Is it easier to push all those emotions down? Is it easier to ignore the pain and try to live as though I can’t feel it? When these thoughts rear their ugly heads I stop and slap my cheeks and ask myself, “Is that what I really want out of life? Is that what my dad would have wanted for my life?”

Patterns can be used as a mechanism of avoidance or they can make a grieving person even sadder than they already are, but what I learned through my discovery of this mistake pathways concept released me from both… but it requires me to stay in the moment, to fully engage in the here and now in order to take advantage of these lessons.

My brain is designed to look for and gravitate toward patterns, so there is nothing inherently wrong with me or what I’m going through. [Explosion sound]. Shocking, right? But what does this mean? It means that I don’t need to feel guilt for evaluating avoidance versus wallowing in sadness. It means I don’t have to make excuses for my situation. But, most importantly, it means I don’t have to be bound to my grief because of my pre-existing patterns.
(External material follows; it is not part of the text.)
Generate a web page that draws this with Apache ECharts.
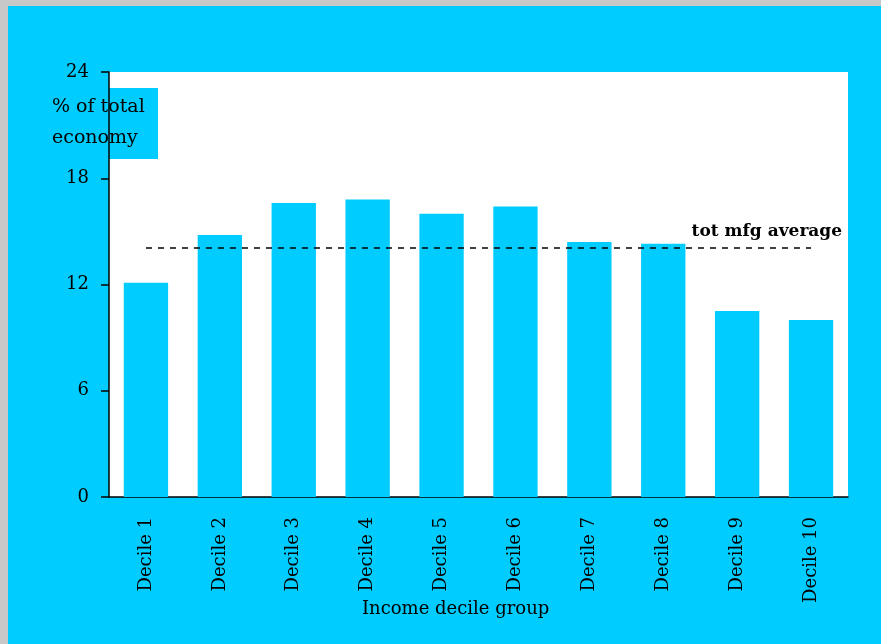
<!DOCTYPE html>
<html>
<head>
<meta charset="utf-8">
<script src="https://cdn.jsdelivr.net/npm/echarts@6/dist/echarts.min.js"></script>
<style>
  html, body { margin: 0; padding: 0; background: #c8c8c8; }
  #chart { position: absolute; left: 8px; top: 6px; width: 873px; height: 638px; }
</style>
</head>
<body>
<div id="chart"></div>
<script>
const categories = ['Decile 1', 'Decile 2', 'Decile 3', 'Decile 4', 'Decile 5',
                    'Decile 6', 'Decile 7', 'Decile 8', 'Decile 9', 'Decile 10']
const shares = [12.1, 14.8, 16.6, 16.8, 16.0, 16.4, 14.4, 14.3, 10.5, 10.0]
const mfgAverage = 14.1
const yTicks = [0, 6, 12, 18, 24]

const cyan = '#00CCFF'
const font = '"DejaVu Serif", "Liberation Serif", serif'

let chart = echarts.init(document.getElementById('chart'))
chart.setOption({
    backgroundColor: cyan,
    textStyle: { fontFamily: font },
    grid: { left: 101, top: 66, right: 33, bottom: 147, show: true, backgroundColor: '#fff', borderWidth: 0 },
    xAxis: {
        type: 'category',
        data: categories,
        axisLine: { lineStyle: { color: '#000', width: 1.5 } },
        axisTick: { show: false },
        axisLabel: { rotate: 90, color: '#000', fontSize: 18, margin: 20, fontFamily: font }
    },
    yAxis: {
        type: 'value',
        min: yTicks[0],
        max: yTicks[yTicks.length - 1],
        interval: 6,
        splitLine: { show: false },
        axisLine: { show: true, lineStyle: { color: '#000', width: 1.5 } },
        axisTick: { show: true, length: 8, lineStyle: { color: '#000', width: 1.5 } },
        axisLabel: { color: '#000', fontSize: 18, margin: 20, fontFamily: font }
    },
    graphic: [
        {
            type: 'rect', left: 39, top: 82,
            shape: { width: 111, height: 71 },
            style: { fill: cyan }
        },
        {
            type: 'text', left: 44, top: 86,
            style: { text: '% of total\neconomy', font: '19px ' + font, fill: '#000', lineHeight: 31 }
        },
        {
            type: 'text', left: 354, top: 594,
            style: { text: 'Income decile group', font: '18px ' + font, fill: '#000' }
        }
    ],
    series: [{
        type: 'bar',
        data: shares,
        barWidth: '60%',
        barCategoryGap: '40%',
        itemStyle: { color: cyan },
        markLine: {
            silent: true,
            symbol: 'none',
            lineStyle: { color: '#000', type: [6, 6], width: 1.5 },
            label: {
                show: true, position: 'insideEndTop', formatter: 'tot mfg average',
                color: '#000', fontWeight: 'bold', fontSize: 17, fontFamily: font,
                offset: [36, -2]
            },
            data: [[{ xAxis: 0, yAxis: mfgAverage }, { xAxis: 9, yAxis: mfgAverage }]]
        }
    }]
})
</script>
</body>
</html>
But it did reveal to me that my brain is sensitive to the patterns it learns. It can learn mistakes easily and it takes a long time to smooth out the ruts that form from those mistakes, but it’s not impossible to overcome. Instead of trying to learn from my mistakes, however, or avoid pre-existing patterns, I must intentionally forge new paths, new grooves in my brain. And the way to do that is by removing myself from autopilot, to become present in every moment, and to stop lying to myself about how my old patterns are affecting my new normal.

There’s nothing wrong with the old, except a major variable has changed… and I must account for it.

I’m Emilee O’Leary and this has been Stuff I Learned Yesterday.